Título: Ameaça regional
Autor: Brigagão, Clóvis
Fonte: O Globo, 07/03/2008, Opinião, p. 7

A Paz está sendo ameaçada na América do Sul. Crescem os perigos da guerra e da corrida armamentista com a instabilidade democrática, fruto do esforço coletivo nas últimas décadas. O ataque aéreo colombiano, com sofisticado aparato bélico (via satélite) ao acampamento das Farc, com a morte de Raúl Reyes, o número 2 do grupo, dentro do território do Equador, ganhou as manchetes e entrou na agenda da diplomacia regional.

Uma série de fatores, nem todos convergentes, amplia os efeitos da ação militar. Rompem-se as relações diplomáticas entre os dois países, e Chávez - na busca de cenários propícios à sua doutrinação - põe mais lenha na fogueira (e que fogueira!).

Primeiro, a desculpa formal do presidente Alvaro Uribe ao Equador e ao presidente Rafael Correa é regra básica a fim de baixar a temperatura.

Segundo, a existência de acampamento das Farc na selva equatoriana e, se verdadeiras, as acusações de que existem ligações com o governo de Correa é ponto crucial a ser esclarecido em fóruns como a OEA e a ONU.

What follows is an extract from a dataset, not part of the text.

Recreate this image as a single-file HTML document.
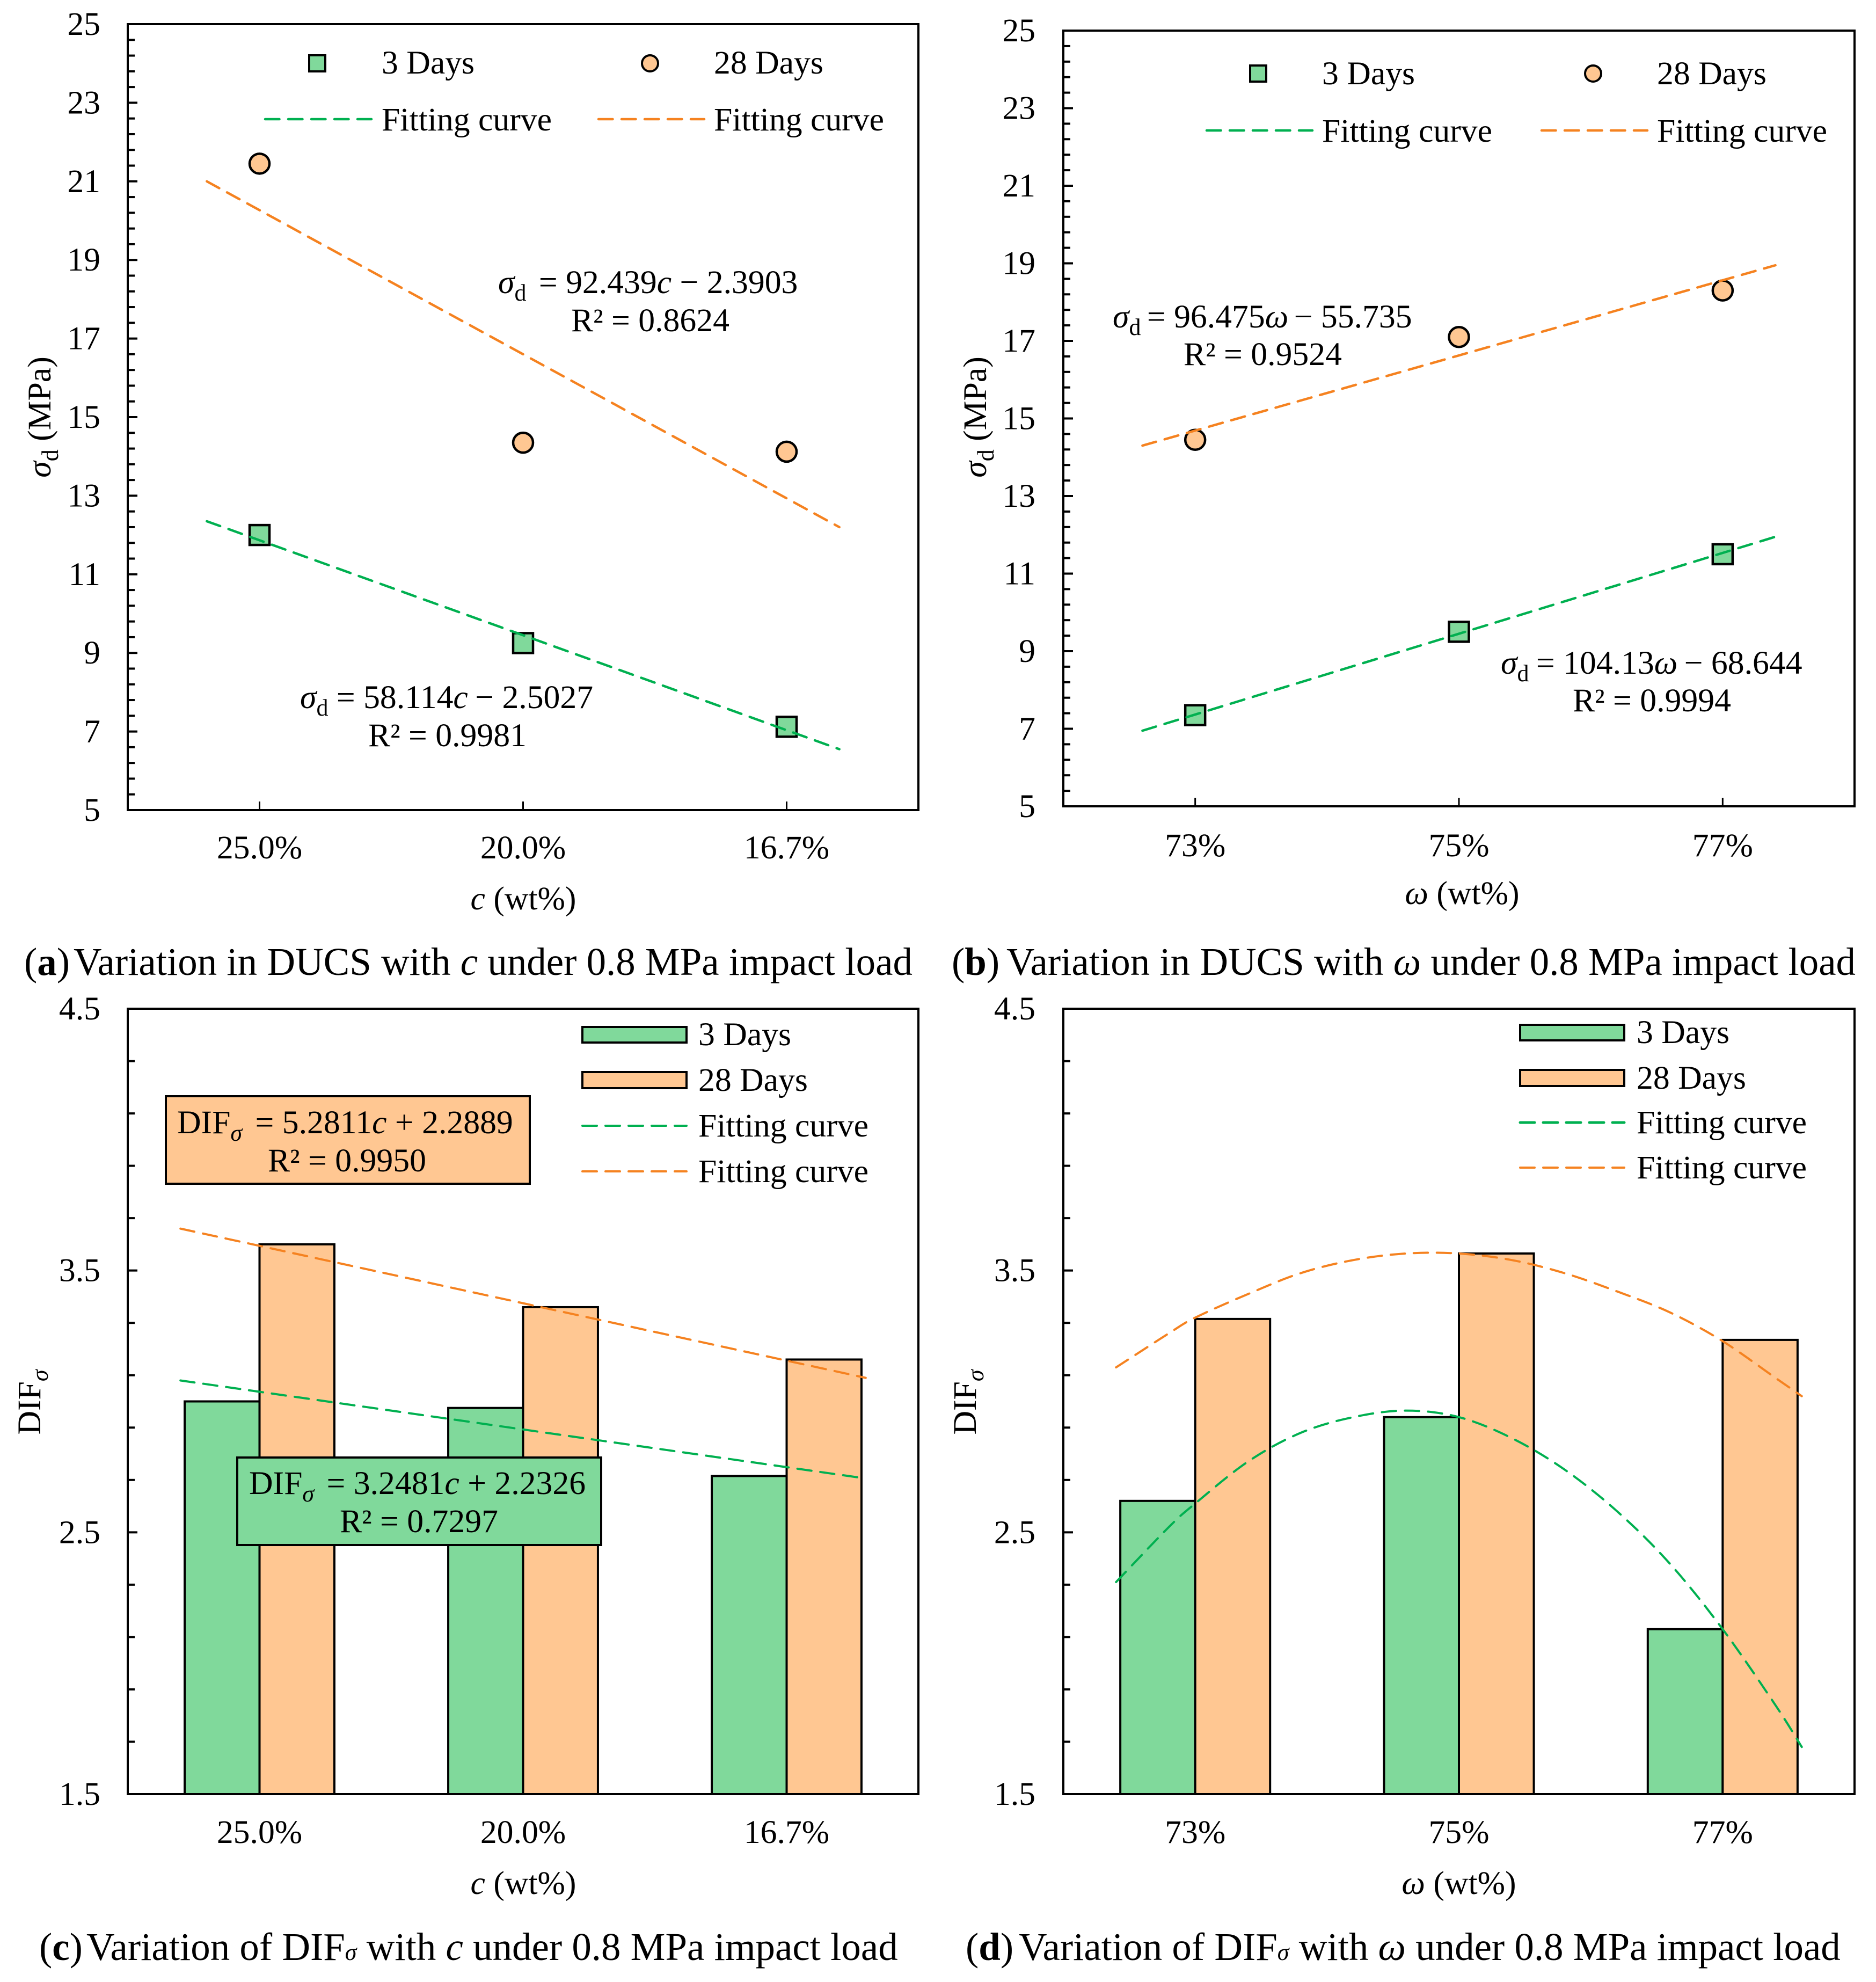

Terceiro, é necessário isolar o intempestivo Chávez, investigando, seriamente, suas relações com as Farc. Vale trazer ao debate o exemplo que pacificou a região centro-americana, na década de 80 do século passado.

Durante a crise que se espalhava pela América Central, entre forças guerrilheiras e governos autoritários, alguns países latino-americanos (México, Panamá, Venezuela e Colômbia) - escapando à tradicional fórmula da intervenção norte-americana no continente - tomaram a iniciativa de criar o Grupo Contadora, ampliado mais tarde com Brasil, Argentina, Peru, Uruguai, Chile, formando o Grupo do Rio. Esse esforço regional resultou na pacificação da América Central, e o Grupo do Rio passou a ser padrão da diplomacia de prevenção e resolução de conflitos muito vigorosos.

No episódio que vivemos hoje, aos esforços que realizam a OEA e seu secretário-geral, Miguel Insulza, devem ser somados a mediação de países como Brasil, Argentina, Chile, Peru etc. O Brasil deveria tomar a dianteira - inspirado em Contadora - para que a onda bélica não avance e, principalmente, a paz seja alcançada no longo conflito colombiano que, cada vez mais, transborda de suas fronteiras.

A sociedade colombiana há pouco saiu do silêncio e levantou a voz com gigantesca manifestação contra as Farc. Agora em março, será outra contra os paramilitares. A boa vizinhança aconselha estender a mão a essa mobilização para apoiar a pacificação da Colômbia, impedir Chávez de ganhar terreno com suas retóricas guerreiras - a justificar o vazio de suas propostas - e garantir que o caminho da mediação, da pacificação e da democracia sejam os melhores e os mais legítimos sentimentos dos governos e da sociedade civil da região.

CLÓVIS BRIGAGÃO dirige o Centro de Estudos das Américas, Universidade Candido Mendes.